Y uno no puede evitar pensar en Una chica vuelve a casa sola de noche (2014) de Ana Lily Amirpour o en El caballero verde (2021) de David Lowery, película con la que comparte iconografía, pero que, sin embargo, esconde un discurso autocrítico mucho más maduro y complejo sobre la masculinidad, asociado a la épica y a la oralidad y, por tanto, a la Historia. Pero volviendo al terror, la cinta de vampiresas iranís de la directora estadounidense es diferente, desde luego; menos física y más intelectualizada, más hipster quizá; sin embargo, explora también las dinámicas de poder a través de una forma similar: a través del terror y a través de un pequeño juego fantástico —¿y si las tornas estuviesen cambiadas? ¿Y si todos los hombres tuviesen la misma cara?—. No obstante, el distinto impacto que tienen y tendrán también habla de dinámicas y espacios de poder; y de lo poco que comprende (o peor, lo mucho que lo ignora) Alex Garland el mensaje de su película: que él, como hombre blanco cishetero, tiene un privilegio histórico que desequilibra las relaciones de poder.

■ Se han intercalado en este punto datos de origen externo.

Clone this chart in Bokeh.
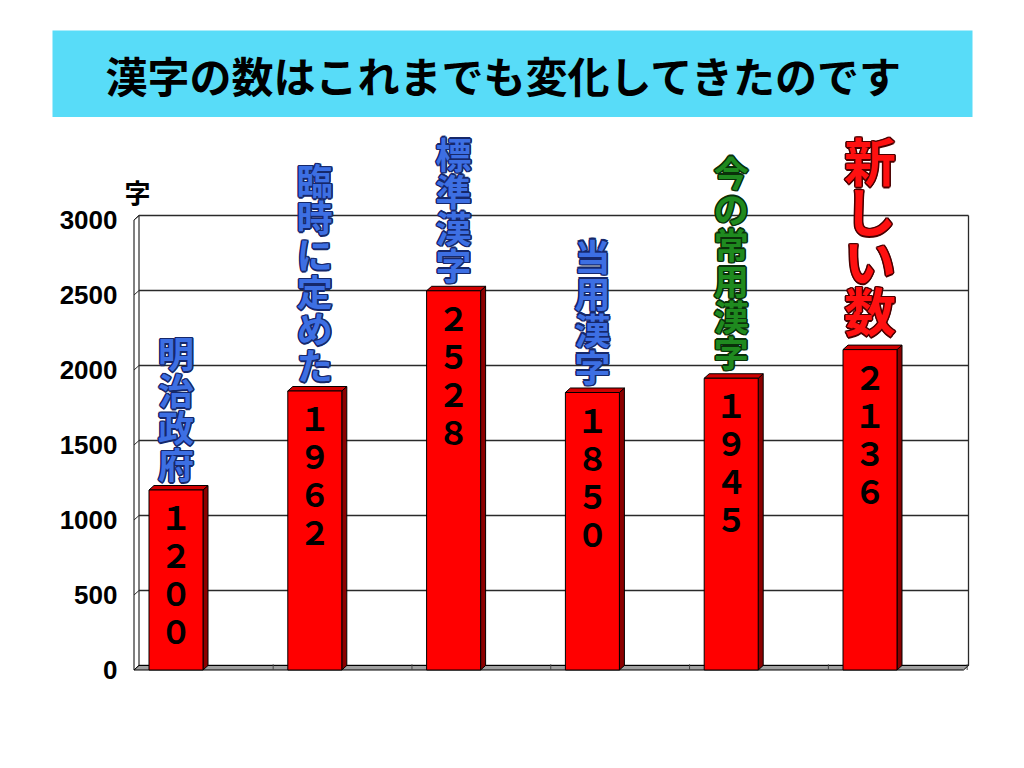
from bokeh.plotting import figure
from bokeh.layouts import column
from bokeh.models import Range1d, FixedTicker, ColumnDataSource
from bokeh.core.properties import value
from bokeh.embed import file_html
from bokeh.resources import INLINE

# ---------------- data ----------------
title_text = "漢字の数はこれまでも変化してきたのです"
categories = ["明治政府", "臨時に定めた", "標準漢字", "当用漢字", "今の常用漢字", "新しい数"]
bar_values = [1200, 1860, 2528, 1850, 1945, 2136]
value_labels = ["１２００", "１９６２", "２５２８", "１８５０", "１９４５", "２１３６"]
y_ticks = [0, 500, 1000, 1500, 2000, 2500, 3000]
unit_label = "字"

# ---------------- styles ----------------
JP = "Noto Sans CJK JP"
label_kind = ["blue", "blue", "blue", "blue", "green", "red"]
kind_style = {
    "blue": dict(size=36, pitch=37, gap=10, half=17, color="#3d6fe3", outline="#16286a"),
    "green": dict(size=35, pitch=36, gap=10, half=17, color="#1f8a1f", outline="#0a300a"),
    "red": dict(size=52, pitch=50, gap=16, half=24, color="#ff1010", outline="#4a0000"),
}

W = 1008
TITLE_H = 117
CHART_H = 635

# page-pixel <-> data helpers (layout geometry only)
X0, XS = 175.5, 138.8      # page x of first bar centre, px per category
Y0, YS = 669.5, 0.15       # page y of value 0 (front), px per unit
def dx(px):
    return (px - X0) / XS
def dy(py):
    return (Y0 - py) / YS

DEPTH_Y = 4.5 / YS         # 3D depth in value units
DEPTH_X = 5.0 / XS         # 3D depth in x units
HW = 27.0 / XS             # half bar width

# ---------------- title figure ----------------
t = figure(width=W, height=TITLE_H, x_range=Range1d(0, W), y_range=Range1d(TITLE_H, 0),
           output_backend="svg", toolbar_location=None,
           min_border_left=0, min_border_right=0, min_border_top=0, min_border_bottom=0)
t.frame_align = False
t.axis.visible = False
t.grid.visible = False
t.outline_line_color = None
t.background_fill_color = "white"
t.border_fill_color = "white"
t.quad(left=[52], right=[972], top=[30], bottom=[118], fill_color="#58dcf8", line_color=None)
t.text(x=[504], y=[74], text=[title_text], text_align="center", text_baseline="middle",
       text_font=value(JP), text_font_style="bold", text_font_size="42px", text_color="black")

# ---------------- chart figure ----------------
FL, FR, FT, FB = 124, 972, TITLE_H, 680   # frame edges in page px
p = figure(width=W, height=CHART_H,
           x_range=Range1d(dx(FL), dx(FR)), y_range=Range1d(dy(FB), dy(FT)),
           output_backend="svg", toolbar_location=None,
           min_border_left=FL, min_border_right=W - FR, min_border_top=0,
           min_border_bottom=TITLE_H + CHART_H - FB)
p.frame_align = False
p.xaxis.visible = False
p.xgrid.visible = False
p.ygrid.visible = False
p.outline_line_color = None
p.background_fill_color = "white"
p.border_fill_color = "white"

ax = p.yaxis[0]
ax.ticker = FixedTicker(ticks=y_ticks)
ax.axis_line_color = None
ax.major_tick_line_color = None
ax.minor_tick_line_color = None
ax.major_label_standoff = 1
ax.major_label_text_font = "Liberation Sans"
ax.major_label_text_font_style = "bold"
ax.major_label_text_font_size = "26px"
ax.major_label_text_color = "black"

# ---------------- walls / floor ----------------
XL, XB, XR, XRF = dx(133.5), dx(138.5), dx(968), dx(963)
top_tick = max(y_ticks)
p.patch(x=[XL, XL, XB, XB], y=[0, top_tick, top_tick + DEPTH_Y, DEPTH_Y],
        fill_color="white", line_color="black", line_width=1)
p.segment(x0=[XB] * len(y_ticks), y0=[v + DEPTH_Y for v in y_ticks],
          x1=[XR] * len(y_ticks), y1=[v + DEPTH_Y for v in y_ticks],
          line_color="#2a2a2a", line_width=1.3)
p.segment(x0=[XL] * len(y_ticks), y0=y_ticks,
          x1=[XB] * len(y_ticks), y1=[v + DEPTH_Y for v in y_ticks],
          line_color="#2a2a2a", line_width=1)
p.segment(x0=[XR], y0=[DEPTH_Y], x1=[XR], y1=[top_tick + DEPTH_Y], line_color="#2a2a2a", line_width=1.3)
p.patch(x=[XL, XB, XR, XRF], y=[0, DEPTH_Y, DEPTH_Y, 0],
        fill_color="#a0a0a0", line_color="black", line_width=1)
bx = [i + 0.7 for i in range(len(categories))]
p.segment(x0=bx, y0=[0] * len(bx), x1=bx, y1=[DEPTH_Y + 8] * len(bx), line_color="#444444", line_width=1)

# ---------------- 3D bars ----------------
idx = list(range(len(categories)))
side_xs, side_ys, top_xs, top_ys = [], [], [], []
for i, v in zip(idx, bar_values):
    side_xs.append([i + HW, i + HW + DEPTH_X, i + HW + DEPTH_X, i + HW])
    side_ys.append([0, DEPTH_Y, v + DEPTH_Y, v])
    top_xs.append([i - HW, i - HW + DEPTH_X, i + HW + DEPTH_X, i + HW])
    top_ys.append([v, v + DEPTH_Y, v + DEPTH_Y, v])
p.patches(xs=side_xs, ys=side_ys, fill_color="#8c0000", line_color="black", line_width=1)
p.patches(xs=top_xs, ys=top_ys, fill_color="#d00000", line_color="black", line_width=1)
p.quad(left=[i - HW for i in idx], right=[i + HW for i in idx], bottom=[0] * len(idx), top=bar_values,
       fill_color="#ff0000", line_color="black", line_width=1)

# ---------------- value digits inside bars ----------------
dxs, dys, dtx, doff = [], [], [], []
for i, v, s in zip(idx, bar_values, value_labels):
    for k, ch in enumerate(s):
        dxs.append(i); dys.append(v); dtx.append(ch); doff.append(26 + 38 * k)
p.text(x=dxs, y=dys, text=dtx, y_offset=doff, text_align="center", text_baseline="middle",
       text_font=value(JP), text_font_style="bold", text_font_size="32px", text_color="black")

# ---------------- vertical category labels above bars ----------------
lx, ly, lt, loff, lsize, lcol, lout = [], [], [], [], [], [], []
for i, v, name, kind in zip(idx, bar_values, categories, label_kind):
    st = kind_style[kind]
    n = len(name)
    for k, ch in enumerate(name):
        lx.append(i); ly.append(v); lt.append(ch)
        loff.append(-(st["gap"] + st["half"]) - (n - 1 - k) * st["pitch"])
        lsize.append(f'{st["size"]}px'); lcol.append(st["color"]); lout.append(st["outline"])

for ox, oy in [(-1.5, 0), (1.5, 0), (0, -1.5), (0, 1.5), (-1.1, -1.1), (1.1, 1.1), (-1.1, 1.1), (1.1, -1.1)]:
    src = ColumnDataSource(dict(x=lx, y=ly, t=lt, yo=[o + oy for o in loff], sz=lsize, c=lout))
    p.text(x="x", y="y", text="t", source=src, x_offset=ox, y_offset="yo", text_align="center",
           text_baseline="middle", text_font=value(JP), text_font_style="bold",
           text_font_size="sz", text_color="c")
src = ColumnDataSource(dict(x=lx, y=ly, t=lt, yo=loff, sz=lsize, c=lcol))
p.text(x="x", y="y", text="t", source=src, y_offset="yo", text_align="center",
       text_baseline="middle", text_font=value(JP), text_font_style="bold",
       text_font_size="sz", text_color="c")

# unit label
p.text(x=[dx(137)], y=[dy(191)], text=[unit_label], text_align="center", text_baseline="middle",
       text_font=value(JP), text_font_style="bold", text_font_size="26px", text_color="black")

open("out.html", "w").write(file_html(column(t, p, spacing=0), INLINE))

Men es más memorable cuando se entiende como una propuesta física y sensorial, cuya simpleza invoca la fuerza terrorífica de las fábulas morales, pero también cuando se entiende como horror histórico, donde la futilidad de un individuo se enfrenta al peso de miles de años de culturas discriminatorias. Pese a ser una obra llena de contradicciones —unas más jugosas que otras—, Alex Garland se mantiene fiel a sí mismo tanto en temas (las relaciones entre utopía y distopía, traumas, revolución en femenino con una mirada paternalista) como en formas (puesta en escena sencilla y precisa, importancia del color); y eso, en última instancia, termina siendo problemático. Pero, si alguien decide atravesar el túnel a sabiendas de lo que va a encontrar al otro lado, podrá disfrutar de una gran película de género, un cuento que, en lo bueno y lo malo, cristaliza lo convulso de nuestros tiempos.